Electromigration in ULSI Interconnections

Abstract

Abstract The first reported work on electromigration (EM) was presented in 1959, and since then extensive studies on the EM are being conducted theoretically, experimentally and numerically. In this work, the history and the evolution on the studies of EM are presented for both Al and Cu interconnection. Electron wind force was proposed to be the driving force for EM. However, as the interconnect line width shrinks to sub-micrometer level, other driving forces become important and even dominating. As a result, the conventional diffusion path approach for the modeling of EM is inadequate, and the driving force approach is needed. Both approaches are presented in this work. The extensive studies of EM lead to a much better understanding of the physics of EM, and with this understanding, the factors that affect the EM of interconnects, especially at the field operating conditions are identified and presented here.
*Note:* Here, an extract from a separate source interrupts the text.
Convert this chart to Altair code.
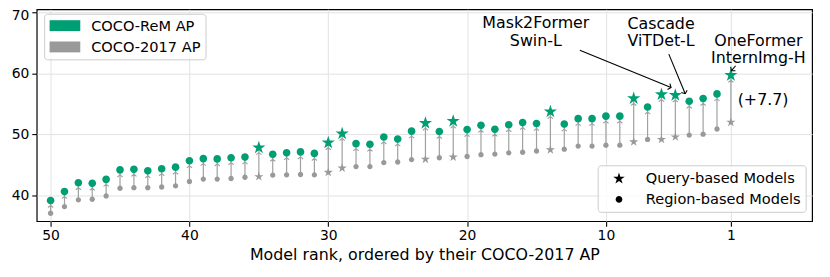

This identification leads to various design and process modifications and inventions in order to face the challenges of high EM reliability for an ever shrinking interconnection. The understanding of EM has also led to a better EM testing methodology in order to accurately assess the EM of an interconnection. Rigorous statistical analysis of EM test data is another key factor for this accurate assessment. In this work, we presented both the wafer level and package EM testing methodologies, and the rigorous data analysis that takes into account of the bimodal distribution of EM test data.